There are two points relied upon for a reversal of this decree:

1. That although the petition shows that Baker had been for more than ten years immediately before the bringing of the suit in the open, notorious, exclusive, and adverse possession of the premises, yet it does not appear from the petition that she and her grantors held such possession under a claim of title thereto. We do not think this contention can be maintained. True, the precise expression, “under claim of title,” is not found in the petition, nor is it essential to the validity of the petition that it should be. It appears from the allegations of the com*639plaint that the use and possession of said premises by Baker and her grantors had been and were that of absolute owners. In other words, the facts stated in the petition sufficiently show that Baker and her grantors had been and were occupying the premises, claiming title to the same.

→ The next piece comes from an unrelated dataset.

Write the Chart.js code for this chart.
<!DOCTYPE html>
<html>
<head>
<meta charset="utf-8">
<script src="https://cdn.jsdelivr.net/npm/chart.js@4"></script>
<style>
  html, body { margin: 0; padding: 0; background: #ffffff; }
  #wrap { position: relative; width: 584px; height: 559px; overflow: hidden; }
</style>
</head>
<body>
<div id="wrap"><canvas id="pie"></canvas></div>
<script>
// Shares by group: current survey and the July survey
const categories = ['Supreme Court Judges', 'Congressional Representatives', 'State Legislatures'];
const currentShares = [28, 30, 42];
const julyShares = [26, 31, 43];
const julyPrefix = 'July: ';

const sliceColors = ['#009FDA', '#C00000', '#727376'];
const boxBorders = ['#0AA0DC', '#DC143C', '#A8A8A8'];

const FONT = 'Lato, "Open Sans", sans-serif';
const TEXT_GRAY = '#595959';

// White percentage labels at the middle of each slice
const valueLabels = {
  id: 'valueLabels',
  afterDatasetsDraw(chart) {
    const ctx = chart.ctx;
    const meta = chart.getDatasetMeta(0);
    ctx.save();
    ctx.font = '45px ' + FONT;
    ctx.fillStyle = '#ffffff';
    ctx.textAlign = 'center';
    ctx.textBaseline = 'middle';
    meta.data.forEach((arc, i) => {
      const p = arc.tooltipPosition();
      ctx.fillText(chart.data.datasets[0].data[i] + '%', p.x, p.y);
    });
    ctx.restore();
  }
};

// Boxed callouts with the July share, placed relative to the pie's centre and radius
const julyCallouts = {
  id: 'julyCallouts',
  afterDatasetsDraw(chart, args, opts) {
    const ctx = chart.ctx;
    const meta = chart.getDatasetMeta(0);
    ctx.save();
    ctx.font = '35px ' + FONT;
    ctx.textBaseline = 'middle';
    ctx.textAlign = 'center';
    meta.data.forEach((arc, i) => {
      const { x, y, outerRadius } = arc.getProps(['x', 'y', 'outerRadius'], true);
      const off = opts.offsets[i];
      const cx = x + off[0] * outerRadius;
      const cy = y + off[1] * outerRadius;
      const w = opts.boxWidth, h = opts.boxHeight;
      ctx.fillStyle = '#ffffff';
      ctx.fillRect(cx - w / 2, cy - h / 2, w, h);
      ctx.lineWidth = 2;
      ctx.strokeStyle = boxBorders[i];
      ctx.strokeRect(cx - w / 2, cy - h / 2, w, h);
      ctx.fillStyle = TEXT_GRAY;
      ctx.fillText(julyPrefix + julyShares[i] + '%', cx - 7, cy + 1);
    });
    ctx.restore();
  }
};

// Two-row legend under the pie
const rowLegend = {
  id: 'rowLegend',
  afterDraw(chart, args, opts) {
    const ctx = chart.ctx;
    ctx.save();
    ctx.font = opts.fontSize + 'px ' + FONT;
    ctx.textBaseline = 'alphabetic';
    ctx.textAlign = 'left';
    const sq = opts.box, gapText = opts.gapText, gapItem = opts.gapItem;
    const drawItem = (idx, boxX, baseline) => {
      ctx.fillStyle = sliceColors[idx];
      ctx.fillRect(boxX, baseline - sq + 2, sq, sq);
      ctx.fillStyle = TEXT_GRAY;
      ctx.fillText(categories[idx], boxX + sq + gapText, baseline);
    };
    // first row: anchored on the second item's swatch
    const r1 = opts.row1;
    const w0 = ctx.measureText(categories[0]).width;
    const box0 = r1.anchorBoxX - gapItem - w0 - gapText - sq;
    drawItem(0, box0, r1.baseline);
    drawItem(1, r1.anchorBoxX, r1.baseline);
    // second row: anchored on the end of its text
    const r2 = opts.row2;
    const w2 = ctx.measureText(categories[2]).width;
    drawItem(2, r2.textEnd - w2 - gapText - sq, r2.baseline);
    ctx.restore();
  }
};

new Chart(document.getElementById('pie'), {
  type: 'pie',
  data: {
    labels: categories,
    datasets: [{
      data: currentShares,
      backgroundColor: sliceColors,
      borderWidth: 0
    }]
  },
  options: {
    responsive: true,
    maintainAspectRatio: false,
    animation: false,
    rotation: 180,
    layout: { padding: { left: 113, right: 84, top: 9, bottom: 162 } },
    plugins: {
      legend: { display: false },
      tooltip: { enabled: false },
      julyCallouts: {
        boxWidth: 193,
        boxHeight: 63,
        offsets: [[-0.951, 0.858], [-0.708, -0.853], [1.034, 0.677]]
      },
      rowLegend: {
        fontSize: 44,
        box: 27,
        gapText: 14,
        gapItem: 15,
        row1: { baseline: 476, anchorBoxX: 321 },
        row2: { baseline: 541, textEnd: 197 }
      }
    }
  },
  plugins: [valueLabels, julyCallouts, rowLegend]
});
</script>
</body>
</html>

2. The second point relied upon to reverse this judgment is that adverse possession, though for the statutory time, did not vest Baker with the title to the strip of ground, because it was a part of a public street. This point has been, by this court, decided adversely to the contention of the plaintiffs in error. See Meyer v. City of Lincoln, 33 Neb., 566, where it is held, “When a person has been in the actual, visible, exclusive, and uninterrupted possession of a portion of a street in a city, under a claim of right, for ten years, the title thereto vests absolutely in such occupant.” In that case the question at bar was very thoroughly considered, and the authorities on both sides of the question examined and collated. We are satisfied with both the reasoning and the conclusion reached in that case and adhere to the same. Upon the authority of that case the judgment of the district court, assailed here, is

Affirmed.

Harrison, J., having presided in the trial of the case below, took no part in the consideration here.